The Circle, co-adapted by Dave Eggers from his own novel, is full of characters who were all too obviously created just to score points, often in situations that shoulder their way past social satire to enter the purple realm of unconvincing melodrama. Ellar Coltrane, who demonstrated his ability to portray pretty much any emotion imaginable in Boyhood, is trapped here in the amber of crunchy-granola authenticity as Mae’s friend Mercer. His few and brief appearances soon feel tiresomely repetitive, always involving either visiting Mae’s parents—which he does more than she does—or warning Mae about the dangers of trading her social life for social media. His final scene feels both overwrought and over-determined, since his character has been too thinly developed to earn the emotional investment the scene is straining for.
The film is a hokily melodramatic rise-fall-redemption story with a mostly unearned patina of greater significance.
Mae, meanwhile, becomes increasingly less coherent as the film progresses. The young woman’s initially charming enthusiasm starts to look less like naïveté than willful ignorance as she acquiesces to The Circle’s cult-like rules and social mores with no apparent qualms. In the end, dragging Mercer and her parents into her newly mediated life without asking their permission, exposing them to the unsolicited eyeballs and opinions of millions of strangers, seems more cruel—or, at best, blindly selfish—than clueless.
Mae appears to be as Machiavellian as the big bosses when she joins Bailey and CEO Tom Stenton (Patton Oswalt) on stage and in inner-circle meetings, volunteering to “go transparent” by sharing every bit of her life with the rest of the world and then helping to sell The Circle’s new privacy-destroying, power-grabbing ideas with increasing slickness and ease. She regrets her complicity with the bosses after things go sickeningly wrong during one of her presentations, but she’s still sounding the horn of full disclosure as the path to better living in her climactic speech in the film. Maybe she’s had some grand insight into how obliterating everybody’s privacy and collecting their data in a central repository can be a force for good rather than the totalitarian tool it’s been (accurately) portrayed as throughout the rest of The Circle, but if so she never expresses that insight.

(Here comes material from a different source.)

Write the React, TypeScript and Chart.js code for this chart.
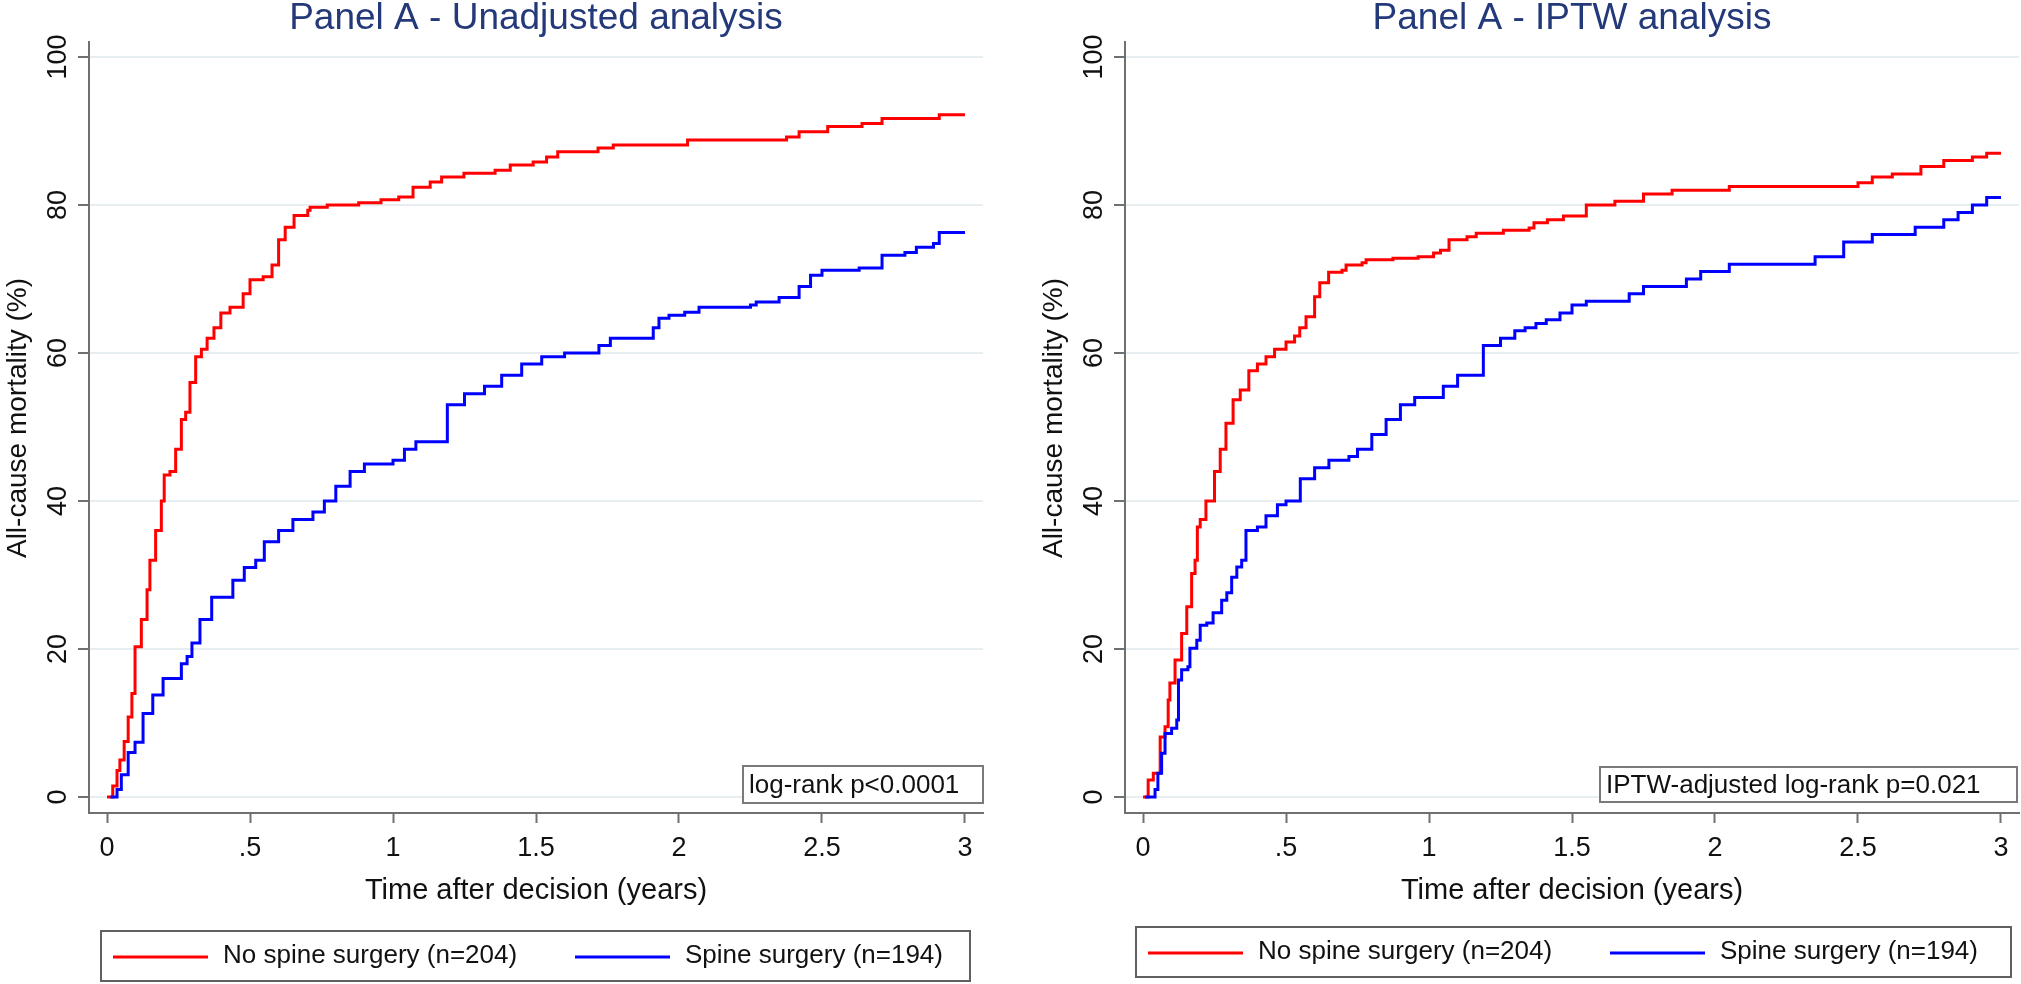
import React, { useEffect, useRef } from 'react';
import { Chart, registerables } from 'chart.js';

Chart.register(...registerables);

// ---------- data ----------
const X_TICKS = [0, 0.5, 1, 1.5, 2, 2.5, 3];
const X_TICK_LABELS = ['0', '.5', '1', '1.5', '2', '2.5', '3'];
const Y_TICKS = [0, 20, 40, 60, 80, 100];
const Y_TICK_LABELS = ['0', '20', '40', '60', '80', '100'];

const SERIES_LABELS = ['No spine surgery (n=204)', 'Spine surgery (n=194)'];
const PANEL_TITLES = ['Panel A - Unadjusted analysis', 'Panel A - IPTW analysis'];
const PANEL_NOTES = ['log-rank p<0.0001', 'IPTW-adjusted log-rank p=0.021'];
const X_TITLE = 'Time after decision (years)';
const Y_TITLE = 'All-cause mortality (%)';

// Unadjusted, no spine surgery (red)
const UNADJ_NOSURG_T = [0, 0.02, 0.035, 0.045, 0.06, 0.074, 0.087, 0.098, 0.12, 0.14, 0.15, 0.17, 0.19, 0.2, 0.22, 0.24, 0.26, 0.275, 0.29, 0.31, 0.33, 0.35, 0.374, 0.398, 0.43, 0.476, 0.5, 0.546, 0.577, 0.6, 0.623, 0.654, 0.702, 0.71, 0.77, 0.88, 0.958, 1.02, 1.07, 1.13, 1.17, 1.248, 1.357, 1.41, 1.49, 1.537, 1.576, 1.717, 1.77, 2.03, 2.376, 2.42, 2.52, 2.64, 2.71, 2.91, 3.0];
const UNADJ_NOSURG_V = [0, 1.5, 3.6, 5, 7.5, 10.8, 14, 20.3, 24, 28, 32, 36, 40, 43.5, 44, 47, 51, 52, 56, 59.5, 60.5, 62, 63.4, 65.4, 66.2, 68, 69.9, 70.3, 71.9, 75.3, 77, 78.6, 79.3, 79.7, 80, 80.3, 80.7, 81.1, 82.4, 83.1, 83.8, 84.3, 84.7, 85.4, 85.8, 86.5, 87.2, 87.7, 88.1, 88.8, 89.2, 89.9, 90.6, 91, 91.7, 92.2, 92.2];

// Unadjusted, spine surgery (blue)
const UNADJ_SURG_T = [0.012, 0.035, 0.05, 0.074, 0.098, 0.126, 0.16, 0.196, 0.26, 0.28, 0.297, 0.325, 0.366, 0.44, 0.48, 0.52, 0.55, 0.6, 0.65, 0.72, 0.76, 0.8, 0.85, 0.9, 1.0, 1.04, 1.08, 1.19, 1.25, 1.32, 1.38, 1.45, 1.52, 1.6, 1.72, 1.76, 1.91, 1.93, 1.965, 2.02, 2.07, 2.25, 2.27, 2.35, 2.42, 2.46, 2.5, 2.63, 2.71, 2.79, 2.83, 2.89, 2.91, 3.0];
const UNADJ_SURG_V = [0, 1, 3, 6, 7.4, 11.3, 13.8, 16, 18, 19, 20.8, 24, 27, 29.3, 31, 32, 34.5, 36, 37.5, 38.5, 40, 42, 44, 45, 45.5, 47, 48, 53, 54.5, 55.5, 57, 58.5, 59.5, 60, 61, 62, 63.4, 64.7, 65.1, 65.5, 66.2, 66.5, 66.9, 67.5, 69, 70.5, 71.2, 71.5, 73.2, 73.6, 74.3, 74.8, 76.3, 76.3];

// IPTW, no spine surgery (red)
const IPTW_NOSURG_T = [0, 0.018, 0.036, 0.06, 0.077, 0.088, 0.094, 0.112, 0.135, 0.153, 0.17, 0.182, 0.19, 0.2, 0.22, 0.25, 0.27, 0.29, 0.315, 0.34, 0.37, 0.4, 0.43, 0.46, 0.5, 0.53, 0.548, 0.57, 0.6, 0.618, 0.649, 0.696, 0.71, 0.766, 0.78, 0.874, 0.962, 1.016, 1.04, 1.07, 1.133, 1.165, 1.26, 1.35, 1.367, 1.414, 1.47, 1.55, 1.65, 1.75, 1.85, 2.05, 2.5, 2.55, 2.62, 2.72, 2.8, 2.9, 2.95, 3.0];
const IPTW_NOSURG_V = [0, 2.3, 3.2, 8.1, 9.5, 13.1, 15.4, 18.5, 22.1, 25.7, 30.2, 32, 36.5, 37.5, 40, 44, 47, 50.5, 53.7, 55, 57.6, 58.5, 59.5, 60.5, 61.5, 62.3, 63.4, 64.9, 67.6, 69.5, 70.9, 71.2, 71.9, 72.2, 72.6, 72.8, 73, 73.5, 73.9, 75.3, 75.7, 76.2, 76.6, 76.9, 77.6, 78, 78.5, 80, 80.5, 81.5, 82, 82.5, 83, 83.8, 84.2, 85.2, 86, 86.5, 87, 87];

// IPTW, spine surgery (blue)
const IPTW_SURG_T = [0.007, 0.042, 0.052, 0.065, 0.077, 0.1, 0.118, 0.124, 0.135, 0.157, 0.164, 0.188, 0.2, 0.223, 0.245, 0.275, 0.293, 0.31, 0.328, 0.345, 0.36, 0.4, 0.43, 0.47, 0.5, 0.55, 0.6, 0.65, 0.72, 0.75, 0.8, 0.85, 0.9, 0.95, 1.05, 1.1, 1.19, 1.25, 1.3, 1.336, 1.374, 1.41, 1.458, 1.5, 1.55, 1.7, 1.75, 1.9, 1.95, 2.05, 2.35, 2.45, 2.55, 2.7, 2.8, 2.85, 2.9, 2.95, 3.0];
const IPTW_SURG_V = [0, 1, 3.2, 5.9, 8.6, 9.3, 10.4, 15.8, 17.2, 17.6, 20.1, 21.2, 23.2, 23.5, 24.9, 26.6, 27.6, 29.7, 31.1, 32, 36, 36.5, 38, 39.5, 40, 43, 44.5, 45.5, 46, 47, 49, 51, 53, 54, 55.5, 57, 61, 62, 63, 63.4, 64, 64.5, 65.4, 66.5, 67, 68, 69, 70, 71, 72, 73, 75, 76, 77, 78, 79, 80, 81, 81];

// ---------- style / layout ----------
const FONT = '"Liberation Sans", Arial, Helvetica, sans-serif';
const RED = '#ff0000';
const BLUE = '#0000ff';
const AXIS_COLOR = '#707070';
const GRID_COLOR = '#e6eef1';
const TITLE_COLOR = '#24397a';
const TEXT_COLOR = '#111111';
const X_MIN = -0.063;
const X_MAX = 3.063;
const Y_MIN = -2.16;
const Y_MAX = 102.03;
const PAGE_H = 984;

type PanelCfg = {
  pageLeft: number;
  width: number;
  title: string;
  note: string;
  noteBox: [number, number, number, number];
  legendBox: [number, number, number, number];
  redT: number[];
  redV: number[];
  blueT: number[];
  blueV: number[];
};

const PANELS: PanelCfg[] = [
  {
    pageLeft: 0,
    width: 1036,
    title: PANEL_TITLES[0],
    note: PANEL_NOTES[0],
    noteBox: [743, 766, 983, 803],
    legendBox: [101, 931, 970, 981],
    redT: UNADJ_NOSURG_T,
    redV: UNADJ_NOSURG_V,
    blueT: UNADJ_SURG_T,
    blueV: UNADJ_SURG_V,
  },
  {
    pageLeft: 1036,
    width: 985,
    title: PANEL_TITLES[1],
    note: PANEL_NOTES[1],
    noteBox: [564, 767, 981, 802],
    legendBox: [100, 927, 975, 977],
    redT: IPTW_NOSURG_T,
    redV: IPTW_NOSURG_V,
    blueT: IPTW_SURG_T,
    blueV: IPTW_SURG_V,
  },
];

function toPoints(t: number[], v: number[]) {
  return t.map((x, i) => ({ x, y: v[i] }));
}

function Panel({ cfg }: { cfg: PanelCfg }) {
  const ref = useRef<HTMLCanvasElement | null>(null);

  useEffect(() => {
    if (!ref.current) return;

    const textPlugin = {
      id: 'panelText',
      afterDraw(chart: any) {
        const ctx: CanvasRenderingContext2D = chart.ctx;
        const { left, right } = chart.chartArea;
        const cx = (left + right) / 2;
        ctx.save();
        ctx.textAlign = 'center';
        ctx.textBaseline = 'middle';

        // title
        ctx.fillStyle = TITLE_COLOR;
        ctx.font = `37px ${FONT}`;
        ctx.fillText(cfg.title, cx, 19);

        // y tick labels (rotated)
        const ys = chart.scales.y;
        ctx.fillStyle = TEXT_COLOR;
        ctx.font = `27px ${FONT}`;
        Y_TICKS.forEach((v, i) => {
          const py = ys.getPixelForValue(v);
          ctx.save();
          ctx.translate(left - 30.5, py);
          ctx.rotate(-Math.PI / 2);
          ctx.fillText(Y_TICK_LABELS[i], 0, 0);
          ctx.restore();
        });

        // y title
        ctx.font = `28px ${FONT}`;
        ctx.save();
        ctx.translate(18, 418);
        ctx.rotate(-Math.PI / 2);
        ctx.fillText(Y_TITLE, 0, 0);
        ctx.restore();

        // x title
        ctx.font = `29px ${FONT}`;
        ctx.fillText(X_TITLE, cx, 891);

        // note box
        const [nx0, ny0, nx1, ny1] = cfg.noteBox;
        ctx.fillStyle = '#ffffff';
        ctx.fillRect(nx0, ny0, nx1 - nx0, ny1 - ny0);
        ctx.strokeStyle = '#7a7a7a';
        ctx.lineWidth = 2;
        ctx.strokeRect(nx0, ny0, nx1 - nx0, ny1 - ny0);
        ctx.fillStyle = TEXT_COLOR;
        ctx.font = `26px ${FONT}`;
        ctx.textAlign = 'left';
        ctx.fillText(cfg.note, nx0 + 6, (ny0 + ny1) / 2 + 1);

        // legend
        const [lx0, ly0, lx1, ly1] = cfg.legendBox;
        ctx.strokeStyle = '#606060';
        ctx.lineWidth = 2;
        ctx.strokeRect(lx0, ly0, lx1 - lx0, ly1 - ly0);
        const ly = (ly0 + ly1) / 2;
        const ds = chart.data.datasets;
        const itemX = [lx0 + 12, lx0 + 474];
        ds.forEach((d: any, i: number) => {
          const x0 = itemX[i];
          ctx.strokeStyle = d.borderColor;
          ctx.lineWidth = 3;
          ctx.beginPath();
          ctx.moveTo(x0, ly + 1);
          ctx.lineTo(x0 + 95, ly + 1);
          ctx.stroke();
          ctx.fillStyle = TEXT_COLOR;
          ctx.font = `26px ${FONT}`;
          ctx.textAlign = 'left';
          ctx.fillText(d.label, x0 + 110, ly);
        });

        ctx.restore();
      },
    };

    const chart = new Chart(ref.current, {
      type: 'line',
      data: {
        datasets: [
          {
            label: SERIES_LABELS[0],
            data: toPoints(cfg.redT, cfg.redV),
            borderColor: RED,
            backgroundColor: RED,
            borderWidth: 3,
            pointRadius: 0,
            stepped: 'before',
            fill: false,
            order: 2,
          },
          {
            label: SERIES_LABELS[1],
            data: toPoints(cfg.blueT, cfg.blueV),
            borderColor: BLUE,
            backgroundColor: BLUE,
            borderWidth: 3,
            pointRadius: 0,
            stepped: 'before',
            fill: false,
            order: 1,
          },
        ],
      },
      options: {
        animation: false,
        responsive: false,
        devicePixelRatio: 1,
        events: [],
        layout: { padding: { left: 0, top: 42, right: cfg.width - 983, bottom: 0 } },
        plugins: {
          legend: { display: false },
          title: { display: false },
          tooltip: { enabled: false },
        },
        scales: {
          x: {
            type: 'linear',
            min: X_MIN,
            max: X_MAX,
            afterBuildTicks: (s: any) => {
              s.ticks = X_TICKS.map((v) => ({ value: v }));
            },
            afterFit: (s: any) => {
              s.height = PAGE_H - 813;
            },
            border: { display: true, color: AXIS_COLOR, width: 2 },
            grid: {
              display: true,
              drawOnChartArea: false,
              drawTicks: true,
              tickLength: 10,
              tickColor: AXIS_COLOR,
              tickWidth: 2,
            },
            ticks: {
              autoSkip: false,
              maxRotation: 0,
              minRotation: 0,
              padding: 9,
              color: TEXT_COLOR,
              font: { family: FONT, size: 27, lineHeight: 1.2 },
              callback: (_v: any, i: number) => X_TICK_LABELS[i],
            },
          },
          y: {
            type: 'linear',
            min: Y_MIN,
            max: Y_MAX,
            afterBuildTicks: (s: any) => {
              s.ticks = Y_TICKS.map((v) => ({ value: v }));
            },
            afterFit: (s: any) => {
              s.width = 89;
            },
            border: { display: true, color: AXIS_COLOR, width: 2 },
            grid: {
              display: true,
              drawOnChartArea: true,
              color: GRID_COLOR,
              lineWidth: 2,
              drawTicks: true,
              tickLength: 11,
              tickColor: AXIS_COLOR,
              tickWidth: 2,
            },
            ticks: { display: false },
          },
        },
      },
      plugins: [textPlugin],
    } as any);

    return () => chart.destroy();
  }, [cfg]);

  return (
    <canvas
      ref={ref}
      width={cfg.width}
      height={PAGE_H}
      style={{ position: 'absolute', left: cfg.pageLeft, top: 0, width: cfg.width, height: PAGE_H }}
    />
  );
}

export default function App() {
  return (
    <div
      style={{
        position: 'fixed',
        left: 0,
        top: 0,
        width: 2021,
        height: PAGE_H,
        background: '#ffffff',
        overflow: 'hidden',
      }}
    >
      {PANELS.map((p, i) => (
        <Panel key={i} cfg={p} />
      ))}
    </div>
  );
}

Some of the film’s details of life in a tech-dominated culture are nicely done, but none are revelatory. The mishmash of unbridled adulation, vicious criticism, and banal asides that show up as pop-up messages on screen after Mae goes transparent, mirroring the ones she’s bombarded with by her social media followers, epitomize the odd blend of investment and detachment with which we participate online. They give the film some of its funniest social satire, but it’s common enough to see messages like these in films and TV shows now to make them land more as entertainment than enlightenment.
Similarly, the film presents a powerful concept in the ratings that Circle employees are constantly driven to perfect, a popularity measure based not just on their performance on the job, but on how much they socialize with their co-workers after hours and how transparently they share their lives on social media, which is displayed on all their screens as it changes in real time. But the idea of being a slave to online popularity ratings was developed more deeply and chillingly in the first episode of Black Mirror’s latest season.
The Circle is almost as much of a bait-and-switch for its audience as The Circle is for Mae. Reeling us in with the promise of telling us something new about the fast-moving conspiracy to monetize our private lives, it turns out to be just a hokily melodramatic rise-fall-redemption story with a mostly unearned patina of greater significance.